The 2023 worry-of-the-week, that Artificial Intelligence is too powerful, that it will soon be controlling our lives, is kicked up a notch or two in “Heart of Stone,” the new Gal Gadot high tech thriller now streaming on Netflix.

Gadot is Rachel Stone, a computer tech/operative for a super-secret peacekeeping group called The Charter. “When governments fail, the only thing left is the Charter.” They are a specialized unit of “the most highly trained agents with no political leanings, no national allegiances, working together to keep peace in a turbulent world.”

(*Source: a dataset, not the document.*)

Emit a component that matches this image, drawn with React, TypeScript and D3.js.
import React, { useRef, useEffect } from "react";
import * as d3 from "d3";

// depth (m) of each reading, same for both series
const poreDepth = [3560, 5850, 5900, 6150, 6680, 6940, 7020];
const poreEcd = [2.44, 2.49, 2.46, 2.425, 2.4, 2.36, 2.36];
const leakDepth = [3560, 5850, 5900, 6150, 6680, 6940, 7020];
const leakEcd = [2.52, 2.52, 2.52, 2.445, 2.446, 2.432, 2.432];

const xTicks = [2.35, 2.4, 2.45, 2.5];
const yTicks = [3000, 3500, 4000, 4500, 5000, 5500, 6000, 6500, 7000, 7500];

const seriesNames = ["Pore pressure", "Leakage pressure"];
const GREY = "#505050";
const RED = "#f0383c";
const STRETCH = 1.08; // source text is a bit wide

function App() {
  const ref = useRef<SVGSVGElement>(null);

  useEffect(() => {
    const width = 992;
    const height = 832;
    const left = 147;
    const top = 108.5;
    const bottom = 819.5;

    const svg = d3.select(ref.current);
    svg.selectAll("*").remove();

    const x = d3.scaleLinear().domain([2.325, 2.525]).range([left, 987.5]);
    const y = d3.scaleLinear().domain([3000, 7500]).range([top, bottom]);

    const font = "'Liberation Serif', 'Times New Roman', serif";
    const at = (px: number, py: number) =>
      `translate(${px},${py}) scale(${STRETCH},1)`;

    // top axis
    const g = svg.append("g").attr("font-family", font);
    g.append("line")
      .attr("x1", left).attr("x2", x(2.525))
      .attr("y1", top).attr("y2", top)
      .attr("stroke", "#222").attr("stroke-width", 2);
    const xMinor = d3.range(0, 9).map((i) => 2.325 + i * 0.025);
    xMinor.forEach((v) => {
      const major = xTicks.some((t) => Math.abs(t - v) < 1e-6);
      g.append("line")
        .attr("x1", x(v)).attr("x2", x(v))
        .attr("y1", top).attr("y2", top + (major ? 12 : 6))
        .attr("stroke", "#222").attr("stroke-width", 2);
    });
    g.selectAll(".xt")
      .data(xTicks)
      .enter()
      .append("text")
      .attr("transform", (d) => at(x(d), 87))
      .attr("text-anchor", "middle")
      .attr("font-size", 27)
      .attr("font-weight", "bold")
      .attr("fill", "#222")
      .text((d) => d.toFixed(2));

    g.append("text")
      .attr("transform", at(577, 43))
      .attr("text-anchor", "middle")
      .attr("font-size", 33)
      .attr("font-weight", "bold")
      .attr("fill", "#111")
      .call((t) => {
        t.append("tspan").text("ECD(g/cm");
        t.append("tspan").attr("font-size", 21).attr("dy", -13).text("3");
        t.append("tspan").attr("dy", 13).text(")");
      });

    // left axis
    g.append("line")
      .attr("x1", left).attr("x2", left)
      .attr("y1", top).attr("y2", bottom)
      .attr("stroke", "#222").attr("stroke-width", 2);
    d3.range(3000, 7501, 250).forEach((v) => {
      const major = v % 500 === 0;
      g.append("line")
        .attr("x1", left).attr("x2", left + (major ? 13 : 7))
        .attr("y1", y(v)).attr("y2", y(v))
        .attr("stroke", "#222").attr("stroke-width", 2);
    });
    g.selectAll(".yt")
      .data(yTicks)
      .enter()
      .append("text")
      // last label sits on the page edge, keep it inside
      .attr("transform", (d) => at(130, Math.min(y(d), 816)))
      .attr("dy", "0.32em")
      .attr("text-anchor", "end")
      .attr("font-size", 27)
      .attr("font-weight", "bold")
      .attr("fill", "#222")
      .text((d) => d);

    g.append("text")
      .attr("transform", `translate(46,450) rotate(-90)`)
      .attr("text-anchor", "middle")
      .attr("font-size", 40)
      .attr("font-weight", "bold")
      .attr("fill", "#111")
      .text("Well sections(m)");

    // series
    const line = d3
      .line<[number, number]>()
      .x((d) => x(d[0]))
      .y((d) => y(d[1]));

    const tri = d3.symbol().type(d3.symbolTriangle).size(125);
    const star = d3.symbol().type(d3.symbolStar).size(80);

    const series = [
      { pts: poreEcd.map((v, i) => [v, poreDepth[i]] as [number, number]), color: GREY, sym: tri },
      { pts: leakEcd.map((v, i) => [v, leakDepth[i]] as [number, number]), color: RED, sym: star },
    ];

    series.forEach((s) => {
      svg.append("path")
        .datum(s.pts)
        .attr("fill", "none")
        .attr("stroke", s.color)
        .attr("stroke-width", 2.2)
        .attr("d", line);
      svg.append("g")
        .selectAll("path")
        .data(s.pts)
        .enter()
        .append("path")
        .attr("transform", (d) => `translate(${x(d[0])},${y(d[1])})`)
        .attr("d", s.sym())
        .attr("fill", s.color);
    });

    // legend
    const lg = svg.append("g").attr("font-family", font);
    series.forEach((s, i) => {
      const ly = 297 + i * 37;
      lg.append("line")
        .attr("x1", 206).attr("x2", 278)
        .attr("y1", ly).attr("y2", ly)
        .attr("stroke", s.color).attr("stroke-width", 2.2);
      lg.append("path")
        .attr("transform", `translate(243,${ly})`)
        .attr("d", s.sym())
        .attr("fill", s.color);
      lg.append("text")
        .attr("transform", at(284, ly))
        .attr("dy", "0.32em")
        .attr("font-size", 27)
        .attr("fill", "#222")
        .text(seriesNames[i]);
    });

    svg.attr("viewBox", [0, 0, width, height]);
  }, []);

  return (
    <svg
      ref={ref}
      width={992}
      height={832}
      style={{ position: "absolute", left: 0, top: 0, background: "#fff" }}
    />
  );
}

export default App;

Helping them to police humanity is a powerful AI program called the Heart. “If you own the Heart,” says MI6 agent Parker (Jamie Dornan), “you own the world.” It’s a vital organ, the most advanced AI program on earth, capable of scrutinizing and evaluating all human data, finding patterns and using those results to make predictions of future global threats. “The Heart is knowledge and power. It can crash a market or drop a plane out of the sky. Who needs to steal a nuclear bomb when you can control them all?” says Parker.

In the wrong hands a program that formidable, with the totality of human knowledge, could destabilize the world, which is exactly what mastermind hacker Keya Dhawan (Bollywood superstar Alia Bhatt) has in mind. “Now you will answer to me,” she taunts like a good movie villain should.

Cue the globetrotting mission to stop Dhawan from stealing the Charter’s Heart.

Directed by Tom “Peaky Blinders” Harper, “Heart of Stone” is a big, slick story of international intrigue that works best when it is in motion. When Godot is flying through the air on a skidoo or going one-on-one with the baddies, it zips along like a 90s era 007 movie. That means, loads of high-tech nonsense, flamboyant characters, a dastardly villain, international intrigue, a propulsive soundtrack and, of course, outlandish action.

But when the characters speak, and they speak quite a lot, the 007ness of it all reduces to a jumble of b-movie spy clichés. It looks good, but speaks in the language of truisms. In other words, been there, done that.

Cinematographer George Steel shoots for the big screen, and has an eye for action. The location work—including the now obligatory chase scene through the cobble streets of a European city—gives the movie an up-market sheen, but don’t be fooled, this is an expensive knockoff, a Canal Street copy of other, better spy movies.

“Heart of Stone” did not warm my heart.